## SET PROBLEM
Begin with the line that contains "Generate a web", end with the line that contains "79, 88.5, 100];", and extract exactly that stretch of lines.
:: DATA RECORDS ::
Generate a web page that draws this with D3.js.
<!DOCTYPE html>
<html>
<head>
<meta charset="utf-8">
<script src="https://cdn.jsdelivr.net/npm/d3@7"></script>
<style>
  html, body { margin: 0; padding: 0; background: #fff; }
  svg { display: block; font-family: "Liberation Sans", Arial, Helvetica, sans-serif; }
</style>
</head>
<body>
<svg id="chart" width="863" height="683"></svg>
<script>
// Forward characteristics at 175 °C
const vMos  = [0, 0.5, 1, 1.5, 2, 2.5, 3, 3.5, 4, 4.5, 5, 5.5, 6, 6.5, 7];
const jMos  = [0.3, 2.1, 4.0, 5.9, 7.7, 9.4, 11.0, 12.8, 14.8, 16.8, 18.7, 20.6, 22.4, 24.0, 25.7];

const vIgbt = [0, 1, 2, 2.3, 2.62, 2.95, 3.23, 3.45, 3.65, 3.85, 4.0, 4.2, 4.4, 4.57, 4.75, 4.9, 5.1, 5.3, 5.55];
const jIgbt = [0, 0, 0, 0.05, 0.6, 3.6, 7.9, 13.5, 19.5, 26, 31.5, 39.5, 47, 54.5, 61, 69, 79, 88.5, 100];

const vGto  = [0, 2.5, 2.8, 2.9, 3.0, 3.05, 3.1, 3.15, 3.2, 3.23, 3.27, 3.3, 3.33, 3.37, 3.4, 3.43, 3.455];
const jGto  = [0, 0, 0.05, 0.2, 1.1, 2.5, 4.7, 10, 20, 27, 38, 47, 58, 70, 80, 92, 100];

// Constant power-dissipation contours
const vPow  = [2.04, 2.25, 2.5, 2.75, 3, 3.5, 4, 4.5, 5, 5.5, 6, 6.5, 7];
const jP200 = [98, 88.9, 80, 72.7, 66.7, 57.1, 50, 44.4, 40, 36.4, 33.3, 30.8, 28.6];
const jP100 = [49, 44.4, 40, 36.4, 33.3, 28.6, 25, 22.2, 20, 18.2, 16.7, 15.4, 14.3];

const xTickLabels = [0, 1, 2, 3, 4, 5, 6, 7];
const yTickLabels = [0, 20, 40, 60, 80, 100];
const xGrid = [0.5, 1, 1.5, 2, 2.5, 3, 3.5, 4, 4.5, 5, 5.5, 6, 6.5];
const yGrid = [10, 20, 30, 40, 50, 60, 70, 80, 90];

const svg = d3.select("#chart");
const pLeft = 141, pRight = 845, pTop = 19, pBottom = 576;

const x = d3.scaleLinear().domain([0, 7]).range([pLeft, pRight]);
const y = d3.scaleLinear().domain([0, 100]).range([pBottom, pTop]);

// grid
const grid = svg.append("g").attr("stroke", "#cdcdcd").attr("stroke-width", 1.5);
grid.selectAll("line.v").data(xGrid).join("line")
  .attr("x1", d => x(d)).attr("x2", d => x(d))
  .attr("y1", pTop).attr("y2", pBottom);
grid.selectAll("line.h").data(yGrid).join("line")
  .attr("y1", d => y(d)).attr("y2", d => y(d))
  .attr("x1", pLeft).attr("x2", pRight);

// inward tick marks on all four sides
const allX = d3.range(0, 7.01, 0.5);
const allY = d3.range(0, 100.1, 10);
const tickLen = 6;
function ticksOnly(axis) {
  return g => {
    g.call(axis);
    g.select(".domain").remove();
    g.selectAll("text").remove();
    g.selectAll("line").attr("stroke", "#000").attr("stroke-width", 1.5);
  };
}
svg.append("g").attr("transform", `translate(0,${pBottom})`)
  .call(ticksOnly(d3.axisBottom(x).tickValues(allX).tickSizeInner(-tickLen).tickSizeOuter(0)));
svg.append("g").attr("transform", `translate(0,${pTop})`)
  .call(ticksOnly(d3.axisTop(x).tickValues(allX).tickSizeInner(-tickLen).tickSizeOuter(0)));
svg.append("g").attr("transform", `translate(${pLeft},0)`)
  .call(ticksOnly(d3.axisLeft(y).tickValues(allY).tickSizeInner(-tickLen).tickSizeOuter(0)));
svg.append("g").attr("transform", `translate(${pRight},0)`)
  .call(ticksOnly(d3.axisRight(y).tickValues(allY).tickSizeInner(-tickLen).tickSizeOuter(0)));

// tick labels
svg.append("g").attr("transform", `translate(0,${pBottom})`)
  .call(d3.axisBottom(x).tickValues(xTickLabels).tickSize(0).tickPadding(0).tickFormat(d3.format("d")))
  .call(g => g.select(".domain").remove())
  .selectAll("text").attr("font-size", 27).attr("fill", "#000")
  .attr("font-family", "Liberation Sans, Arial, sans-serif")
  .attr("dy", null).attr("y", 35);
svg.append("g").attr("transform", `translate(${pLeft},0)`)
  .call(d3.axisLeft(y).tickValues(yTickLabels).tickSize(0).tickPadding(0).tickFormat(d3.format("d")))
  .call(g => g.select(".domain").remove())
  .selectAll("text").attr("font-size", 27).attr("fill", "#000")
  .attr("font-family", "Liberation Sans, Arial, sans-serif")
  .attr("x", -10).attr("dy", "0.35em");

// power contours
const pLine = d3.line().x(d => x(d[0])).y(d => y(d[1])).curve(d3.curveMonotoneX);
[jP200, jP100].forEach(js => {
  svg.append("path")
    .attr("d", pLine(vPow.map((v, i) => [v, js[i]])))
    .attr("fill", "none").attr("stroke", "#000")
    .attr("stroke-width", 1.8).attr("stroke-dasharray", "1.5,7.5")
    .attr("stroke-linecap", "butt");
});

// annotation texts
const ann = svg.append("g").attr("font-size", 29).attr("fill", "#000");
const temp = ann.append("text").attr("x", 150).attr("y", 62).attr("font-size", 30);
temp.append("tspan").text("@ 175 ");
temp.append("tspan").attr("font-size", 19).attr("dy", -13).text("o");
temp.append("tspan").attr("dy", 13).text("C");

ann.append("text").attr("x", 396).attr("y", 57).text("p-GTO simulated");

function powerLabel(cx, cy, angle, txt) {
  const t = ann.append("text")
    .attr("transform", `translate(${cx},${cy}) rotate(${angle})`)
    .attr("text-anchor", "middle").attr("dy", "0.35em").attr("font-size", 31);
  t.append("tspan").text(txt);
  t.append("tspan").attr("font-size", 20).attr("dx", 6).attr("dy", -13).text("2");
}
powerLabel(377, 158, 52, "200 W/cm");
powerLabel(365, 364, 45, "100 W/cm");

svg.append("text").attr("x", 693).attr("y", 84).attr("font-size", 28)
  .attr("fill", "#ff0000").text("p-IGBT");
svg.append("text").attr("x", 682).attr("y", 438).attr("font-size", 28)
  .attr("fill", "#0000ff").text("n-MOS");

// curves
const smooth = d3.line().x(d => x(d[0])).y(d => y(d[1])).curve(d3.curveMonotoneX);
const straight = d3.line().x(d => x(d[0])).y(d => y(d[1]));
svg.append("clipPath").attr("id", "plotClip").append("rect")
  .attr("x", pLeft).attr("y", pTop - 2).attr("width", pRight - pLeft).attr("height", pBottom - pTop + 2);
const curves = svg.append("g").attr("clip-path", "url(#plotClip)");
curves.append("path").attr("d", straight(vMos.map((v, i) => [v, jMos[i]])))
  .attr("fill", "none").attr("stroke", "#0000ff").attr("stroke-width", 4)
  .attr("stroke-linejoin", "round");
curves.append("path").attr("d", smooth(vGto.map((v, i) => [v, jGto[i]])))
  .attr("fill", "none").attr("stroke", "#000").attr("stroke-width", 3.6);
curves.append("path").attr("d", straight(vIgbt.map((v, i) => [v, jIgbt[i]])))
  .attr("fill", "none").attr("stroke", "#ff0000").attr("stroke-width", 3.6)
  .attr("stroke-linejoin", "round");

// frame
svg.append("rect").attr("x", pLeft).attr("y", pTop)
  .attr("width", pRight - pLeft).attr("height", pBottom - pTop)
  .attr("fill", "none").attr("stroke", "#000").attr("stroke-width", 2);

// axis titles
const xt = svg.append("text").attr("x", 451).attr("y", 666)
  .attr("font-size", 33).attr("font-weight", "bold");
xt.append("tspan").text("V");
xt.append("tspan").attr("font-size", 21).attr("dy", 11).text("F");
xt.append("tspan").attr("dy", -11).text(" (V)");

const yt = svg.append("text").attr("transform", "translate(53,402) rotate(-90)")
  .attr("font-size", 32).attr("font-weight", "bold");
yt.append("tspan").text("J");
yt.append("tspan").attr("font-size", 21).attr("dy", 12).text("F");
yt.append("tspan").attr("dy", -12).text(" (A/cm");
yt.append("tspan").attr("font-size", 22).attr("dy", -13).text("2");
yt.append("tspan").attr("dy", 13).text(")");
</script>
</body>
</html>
:::
:: DATA RECORDS ::
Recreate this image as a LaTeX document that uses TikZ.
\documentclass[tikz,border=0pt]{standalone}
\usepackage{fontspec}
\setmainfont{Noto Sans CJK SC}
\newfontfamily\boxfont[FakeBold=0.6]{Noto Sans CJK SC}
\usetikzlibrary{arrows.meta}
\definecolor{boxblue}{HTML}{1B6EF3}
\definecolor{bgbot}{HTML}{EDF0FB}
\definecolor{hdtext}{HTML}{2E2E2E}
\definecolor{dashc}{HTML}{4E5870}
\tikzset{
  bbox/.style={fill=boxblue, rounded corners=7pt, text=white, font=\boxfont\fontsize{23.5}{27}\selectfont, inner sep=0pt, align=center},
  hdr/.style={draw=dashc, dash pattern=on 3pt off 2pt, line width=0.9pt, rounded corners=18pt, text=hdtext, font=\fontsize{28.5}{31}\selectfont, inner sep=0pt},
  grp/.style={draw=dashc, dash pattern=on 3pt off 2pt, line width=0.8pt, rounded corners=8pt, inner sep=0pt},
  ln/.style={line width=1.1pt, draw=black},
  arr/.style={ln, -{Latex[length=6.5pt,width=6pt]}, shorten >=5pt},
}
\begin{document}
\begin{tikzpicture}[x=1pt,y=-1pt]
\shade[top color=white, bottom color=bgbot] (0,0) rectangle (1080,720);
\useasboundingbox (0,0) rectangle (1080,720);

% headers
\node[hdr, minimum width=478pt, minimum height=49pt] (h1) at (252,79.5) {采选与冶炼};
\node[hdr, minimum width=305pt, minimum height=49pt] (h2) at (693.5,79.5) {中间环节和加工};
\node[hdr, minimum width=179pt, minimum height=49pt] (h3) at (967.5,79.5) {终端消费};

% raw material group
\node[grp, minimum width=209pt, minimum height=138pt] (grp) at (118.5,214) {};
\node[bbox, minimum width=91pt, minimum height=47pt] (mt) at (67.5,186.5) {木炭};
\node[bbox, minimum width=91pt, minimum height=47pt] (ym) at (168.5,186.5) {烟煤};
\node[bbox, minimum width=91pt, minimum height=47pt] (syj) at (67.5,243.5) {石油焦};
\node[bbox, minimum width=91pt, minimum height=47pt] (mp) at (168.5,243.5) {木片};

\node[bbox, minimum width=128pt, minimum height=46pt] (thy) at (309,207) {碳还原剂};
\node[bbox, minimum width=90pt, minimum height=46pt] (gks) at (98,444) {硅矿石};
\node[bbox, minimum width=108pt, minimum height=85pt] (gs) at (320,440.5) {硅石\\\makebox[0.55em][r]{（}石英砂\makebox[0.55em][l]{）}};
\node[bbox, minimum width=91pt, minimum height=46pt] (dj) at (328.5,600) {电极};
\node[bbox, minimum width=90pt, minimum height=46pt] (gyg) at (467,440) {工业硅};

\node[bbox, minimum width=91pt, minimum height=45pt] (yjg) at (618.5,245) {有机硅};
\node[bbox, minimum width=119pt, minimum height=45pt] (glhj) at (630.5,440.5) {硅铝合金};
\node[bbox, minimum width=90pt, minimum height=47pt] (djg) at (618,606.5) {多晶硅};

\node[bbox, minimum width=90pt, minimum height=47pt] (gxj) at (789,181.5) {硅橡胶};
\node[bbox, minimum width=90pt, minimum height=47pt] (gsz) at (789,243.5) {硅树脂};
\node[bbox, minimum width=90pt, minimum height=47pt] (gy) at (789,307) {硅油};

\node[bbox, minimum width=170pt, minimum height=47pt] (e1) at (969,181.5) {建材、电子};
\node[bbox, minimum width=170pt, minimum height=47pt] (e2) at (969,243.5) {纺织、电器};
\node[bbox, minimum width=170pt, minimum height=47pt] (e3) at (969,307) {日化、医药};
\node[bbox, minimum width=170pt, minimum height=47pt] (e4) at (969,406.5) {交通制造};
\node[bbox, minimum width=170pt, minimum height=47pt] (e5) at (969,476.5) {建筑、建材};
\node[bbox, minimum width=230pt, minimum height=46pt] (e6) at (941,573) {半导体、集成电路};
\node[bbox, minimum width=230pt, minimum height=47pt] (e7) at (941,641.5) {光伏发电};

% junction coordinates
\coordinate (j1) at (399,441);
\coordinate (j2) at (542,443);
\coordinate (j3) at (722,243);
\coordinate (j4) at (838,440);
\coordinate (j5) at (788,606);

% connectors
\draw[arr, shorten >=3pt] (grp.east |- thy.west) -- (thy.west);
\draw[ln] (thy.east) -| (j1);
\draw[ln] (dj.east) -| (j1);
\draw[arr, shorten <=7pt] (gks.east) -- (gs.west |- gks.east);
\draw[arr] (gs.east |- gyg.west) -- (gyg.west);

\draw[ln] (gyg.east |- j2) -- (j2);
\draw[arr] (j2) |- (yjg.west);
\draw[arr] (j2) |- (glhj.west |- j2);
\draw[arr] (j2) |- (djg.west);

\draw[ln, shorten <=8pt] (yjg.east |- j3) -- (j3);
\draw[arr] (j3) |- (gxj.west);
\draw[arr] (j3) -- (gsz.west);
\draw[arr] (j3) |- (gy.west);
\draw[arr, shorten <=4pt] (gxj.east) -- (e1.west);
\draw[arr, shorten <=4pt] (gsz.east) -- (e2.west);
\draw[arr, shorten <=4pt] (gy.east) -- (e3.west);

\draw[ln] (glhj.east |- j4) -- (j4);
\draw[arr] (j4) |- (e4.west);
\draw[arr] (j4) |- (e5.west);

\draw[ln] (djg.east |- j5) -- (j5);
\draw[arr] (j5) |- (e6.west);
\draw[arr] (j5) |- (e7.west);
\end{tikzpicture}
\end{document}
:::
:: DATA RECORDS ::
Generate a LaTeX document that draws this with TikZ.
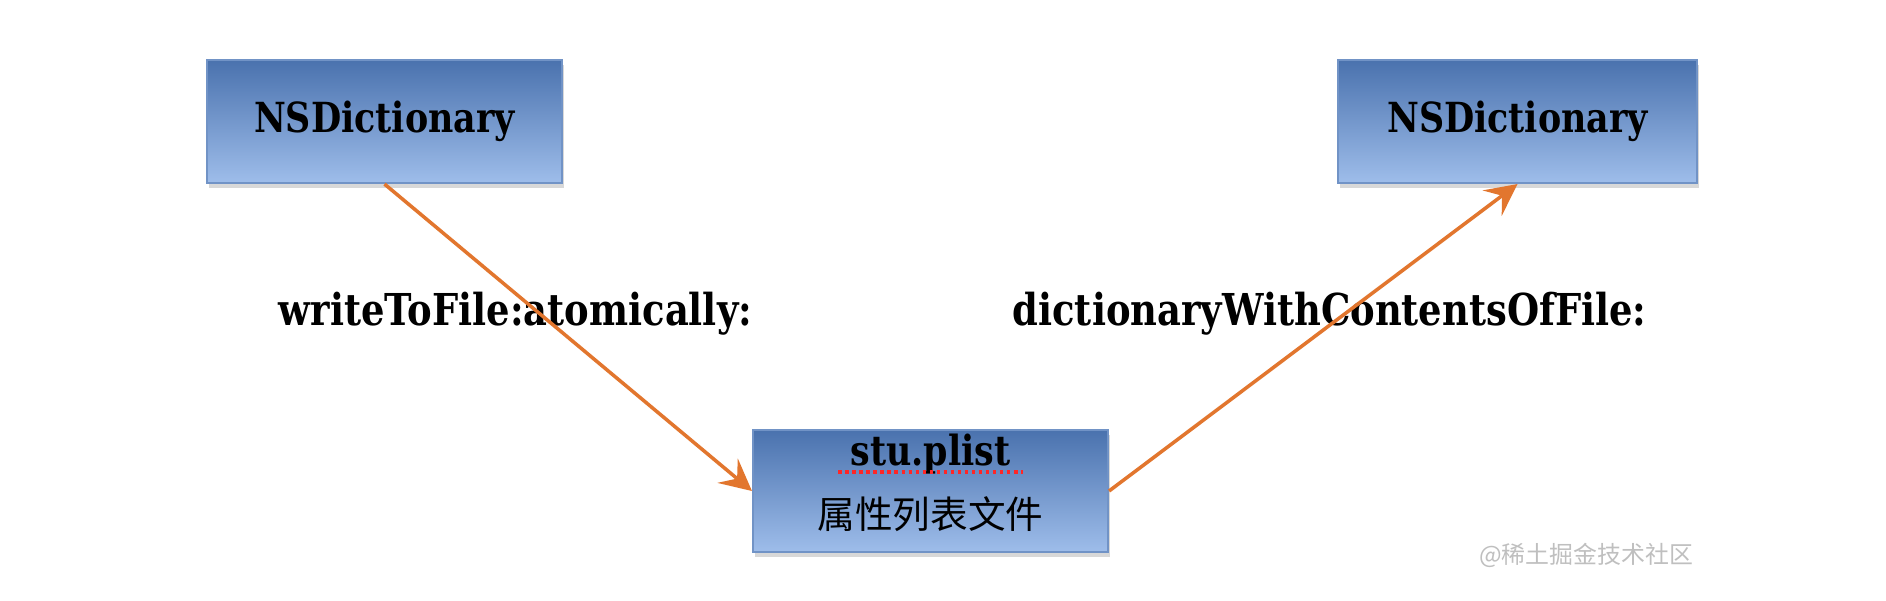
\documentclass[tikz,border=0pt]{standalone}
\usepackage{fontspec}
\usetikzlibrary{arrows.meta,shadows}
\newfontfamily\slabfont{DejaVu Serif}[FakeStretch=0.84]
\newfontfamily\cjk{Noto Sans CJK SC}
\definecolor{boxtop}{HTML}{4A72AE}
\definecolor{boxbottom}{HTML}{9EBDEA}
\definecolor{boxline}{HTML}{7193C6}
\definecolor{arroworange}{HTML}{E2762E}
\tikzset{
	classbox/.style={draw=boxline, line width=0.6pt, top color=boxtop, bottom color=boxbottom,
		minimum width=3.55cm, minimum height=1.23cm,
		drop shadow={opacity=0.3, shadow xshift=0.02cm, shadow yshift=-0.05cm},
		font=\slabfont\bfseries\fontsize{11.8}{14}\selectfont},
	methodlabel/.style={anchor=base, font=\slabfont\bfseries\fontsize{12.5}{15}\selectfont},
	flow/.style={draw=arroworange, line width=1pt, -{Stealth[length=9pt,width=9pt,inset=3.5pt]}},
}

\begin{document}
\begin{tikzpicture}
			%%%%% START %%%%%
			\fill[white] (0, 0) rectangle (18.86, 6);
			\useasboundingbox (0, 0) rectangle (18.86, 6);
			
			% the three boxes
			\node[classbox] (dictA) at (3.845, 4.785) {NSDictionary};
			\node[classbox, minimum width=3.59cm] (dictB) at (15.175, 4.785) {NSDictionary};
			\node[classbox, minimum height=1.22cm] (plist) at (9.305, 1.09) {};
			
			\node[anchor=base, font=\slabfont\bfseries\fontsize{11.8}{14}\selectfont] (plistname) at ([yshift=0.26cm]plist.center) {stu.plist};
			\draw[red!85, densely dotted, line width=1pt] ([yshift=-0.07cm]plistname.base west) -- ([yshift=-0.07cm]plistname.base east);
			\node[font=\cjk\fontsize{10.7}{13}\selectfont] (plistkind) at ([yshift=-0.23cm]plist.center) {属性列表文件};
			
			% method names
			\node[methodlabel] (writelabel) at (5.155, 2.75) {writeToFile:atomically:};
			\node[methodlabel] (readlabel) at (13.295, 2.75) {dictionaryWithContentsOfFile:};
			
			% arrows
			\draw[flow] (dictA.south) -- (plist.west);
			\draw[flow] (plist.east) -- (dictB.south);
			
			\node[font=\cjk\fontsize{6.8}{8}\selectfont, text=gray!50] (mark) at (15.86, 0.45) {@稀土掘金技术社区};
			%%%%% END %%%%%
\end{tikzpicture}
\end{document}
:::
## SOLUTION TO THE PROBLEM
Generate a web page that draws this with D3.js.
<!DOCTYPE html>
<html>
<head>
<meta charset="utf-8">
<script src="https://cdn.jsdelivr.net/npm/d3@7"></script>
<style>
  html, body { margin: 0; padding: 0; background: #fff; }
  svg { display: block; font-family: "Liberation Sans", Arial, Helvetica, sans-serif; }
</style>
</head>
<body>
<svg id="chart" width="863" height="683"></svg>
<script>
// Forward characteristics at 175 °C
const vMos  = [0, 0.5, 1, 1.5, 2, 2.5, 3, 3.5, 4, 4.5, 5, 5.5, 6, 6.5, 7];
const jMos  = [0.3, 2.1, 4.0, 5.9, 7.7, 9.4, 11.0, 12.8, 14.8, 16.8, 18.7, 20.6, 22.4, 24.0, 25.7];

const vIgbt = [0, 1, 2, 2.3, 2.62, 2.95, 3.23, 3.45, 3.65, 3.85, 4.0, 4.2, 4.4, 4.57, 4.75, 4.9, 5.1, 5.3, 5.55];
const jIgbt = [0, 0, 0, 0.05, 0.6, 3.6, 7.9, 13.5, 19.5, 26, 31.5, 39.5, 47, 54.5, 61, 69, 79, 88.5, 100];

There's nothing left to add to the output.